It’s 2016, March already and for some reason I was compelled back here today after many months away. Part of it is my own completion complex, that thing in me that makes me clean my plate and read a book to the end that I don’t really like. It’s not a very useful impulse, but it’s there and it was nagging me to report on why my year of monthly challenges stopped at month eleven.
December was going to be a month of giving: Give money to a charity I believed in. Give compliments to those not expecting them. Give attention to the people and places that had been overlooked. Buy a friend dinner. Help a friend move.
I did some of those things, sure, but December turned out to be a tough month and most of what I had to give went into my work and to my handful of closest relationships. It’s cliche to complain about the rain in Portland, but even after twenty-two years here, the 25 straight days of rain this past December crumpled me a bit. Wettest December on record.

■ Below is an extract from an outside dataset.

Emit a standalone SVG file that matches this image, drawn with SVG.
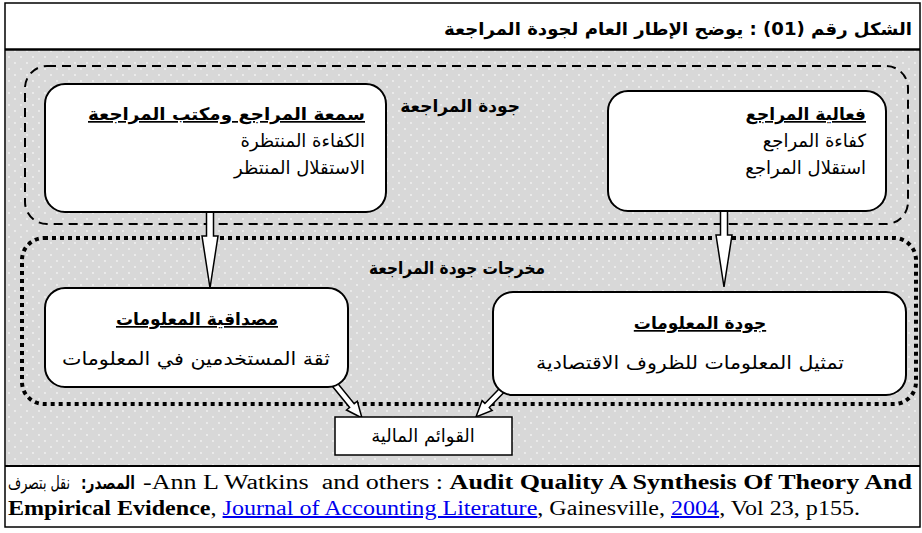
<svg xmlns="http://www.w3.org/2000/svg" width="922" height="533" viewBox="0 0 922 533">
<defs>
<pattern id="dots" width="12" height="12" patternUnits="userSpaceOnUse">
<rect width="12" height="12" fill="#d8d8d8"/>
<circle cx="3" cy="3" r="0.9" fill="#f4f4f4"/>
<circle cx="9" cy="9" r="0.9" fill="#f4f4f4"/>
</pattern>
</defs>
<style>
.box{fill:#fff;stroke:#000;stroke-width:2}
.ar{font-family:"DejaVu Sans","Noto Sans",sans-serif;font-size:18px;fill:#000}
.arb{font-family:"DejaVu Sans","Noto Sans",sans-serif;font-size:17px;font-weight:bold;fill:#000}
.u{text-decoration:underline}
.arrow{fill:#fff;stroke:#000;stroke-width:1.5;stroke-linejoin:miter}
.en{font-family:"Liberation Serif","Times New Roman",serif;font-size:20px;fill:#000}
.link{fill:#0000ee;text-decoration:underline}
</style>
<rect x="5" y="3" width="915" height="524" fill="#fff" stroke="#000" stroke-width="1.5"/>
<rect x="6" y="50" width="913" height="416" fill="url(#dots)"/>
<line x1="5" y1="49.5" x2="920" y2="49.5" stroke="#000" stroke-width="2.5"/>
<line x1="5" y1="466" x2="920" y2="466" stroke="#000" stroke-width="2"/>
<g id="title">
<text class="arb" x="912" y="35" text-anchor="end" font-size="21" textLength="468" lengthAdjust="spacingAndGlyphs">الشكل رقم (01) : يوضح الإطار العام لجودة المراجعة</text>
</g>
<g id="group-quality">
<rect x="25" y="66" width="883" height="158" rx="22" fill="none" stroke="#000" stroke-width="2" stroke-dasharray="9 6"/>
<text class="arb" x="520" y="112" text-anchor="end">جودة المراجعة</text>
</g>
<g id="group-outputs">
<rect x="22" y="238" width="894" height="166" rx="22" fill="none" stroke="#000" stroke-width="4" stroke-dasharray="4 4"/>
<text class="arb" x="545" y="274" text-anchor="end" textLength="176" lengthAdjust="spacingAndGlyphs">مخرجات جودة المراجعة</text>
</g>
<g id="connectors">
<polygon class="arrow" points="206.5,212 213.5,212 213.5,236 218,236 210,288 202,236 206.5,236"/>
<polygon class="arrow" points="720.5,210 727.5,210 727.5,235 732,235 724,287 716,235 720.5,235"/>
<polygon class="arrow" points="330.5,384 349.6,407.5 346.5,410 362,418 357.3,401.2 354.2,403.7 335.2,380.2"/>
<polygon class="arrow" points="503.8,383.9 484.9,403.4 482.1,400.6 476,417 492.1,410.4 489.3,407.6 508.2,388.1"/>
</g>
<g id="node-effectiveness">
<rect class="box" x="608" y="91" width="278" height="120" rx="20"/>
<text class="arb u" x="866" y="120" text-anchor="end" font-size="16">فعالية المراجع</text>
<text class="ar" x="866" y="147" text-anchor="end">كفاءة المراجع</text>
<text class="ar" x="866" y="174" text-anchor="end">استقلال المراجع</text>
</g>
<g id="node-reputation">
<rect class="box" x="45" y="84" width="341" height="128" rx="20"/>
<text class="arb u" x="365" y="120" text-anchor="end" font-size="18" textLength="277" lengthAdjust="spacingAndGlyphs">سمعة المراجع ومكتب المراجعة</text>
<text class="ar" x="365" y="147" text-anchor="end" font-size="19">الكفاءة المنتظرة</text>
<text class="ar" x="365" y="174" text-anchor="end" font-size="19">الاستقلال المنتظر</text>
</g>
<g id="node-credibility">
<rect class="box" x="45" y="288" width="303" height="99" rx="20"/>
<text class="arb u" x="197" y="325" text-anchor="middle" font-size="18">مصداقية المعلومات</text>
<text class="ar" x="196" y="365" text-anchor="middle" font-size="20" textLength="268" lengthAdjust="spacingAndGlyphs">ثقة المستخدمين في المعلومات</text>
</g>
<g id="node-infoquality">
<rect class="box" x="493" y="292" width="413" height="103" rx="20"/>
<text class="arb u" x="700" y="329" text-anchor="middle" font-size="18">جودة المعلومات</text>
<text class="ar" x="690" y="369" text-anchor="middle" font-size="20" textLength="308" lengthAdjust="spacingAndGlyphs">تمثيل المعلومات للظروف الاقتصادية</text>
</g>
<g id="node-statements">
<rect x="335" y="417" width="177" height="38" fill="#fff" stroke="#000" stroke-width="1.5"/>
<text class="ar" x="423" y="442" text-anchor="middle">القوائم المالية</text>
</g>
<g id="citation">
<text class="ar" x="8" y="489" font-size="14" textLength="62" lengthAdjust="spacingAndGlyphs">نقل بتصرف</text>
<text class="ar" x="135" y="489" font-size="15" font-weight="bold" text-anchor="end" textLength="54" lengthAdjust="spacingAndGlyphs">المصدر:&#x200F;</text>
<text class="en" x="143" y="489" textLength="769" lengthAdjust="spacingAndGlyphs" xml:space="preserve">-Ann L Watkins  and others : <tspan font-weight="bold">Audit Quality A Synthesis Of Theory And</tspan></text>
<text class="en" x="8" y="515" textLength="852" lengthAdjust="spacingAndGlyphs"><tspan font-weight="bold">Empirical Evidence</tspan>, <tspan class="link">Journal of Accounting Literature</tspan>, Gainesville, <tspan class="link">2004</tspan>, Vol 23, p155.</text>
</g>
</svg>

The gray didn’t make me sad, but it sucked all the motivation out of me to do much more than sit on my couch wrapped in a blanket. Yeah, that sounds sad, doesn’t it? Ok, maybe it was a little sad. But at least I was not alone in my need to be mostly alone. When I finally got out to a reading one night at the beginning of February, I ran into a friend who announced that it was the first thing she’d been out to since Thanksgiving. I smiled and told her the exact same thing was true of me.
So December’s month of giving turned into giving myself a break. My year of challenges didn’t need to end on some spectacular note. I didn’t so much as give myself permission to let it peter out as I simply ran out of fucks, as they say.
Meanwhile, the trees are turning pink here now. My monthly challenges are over. I’m off the couch and working on finishing a book.
Thank you, as always, for reading.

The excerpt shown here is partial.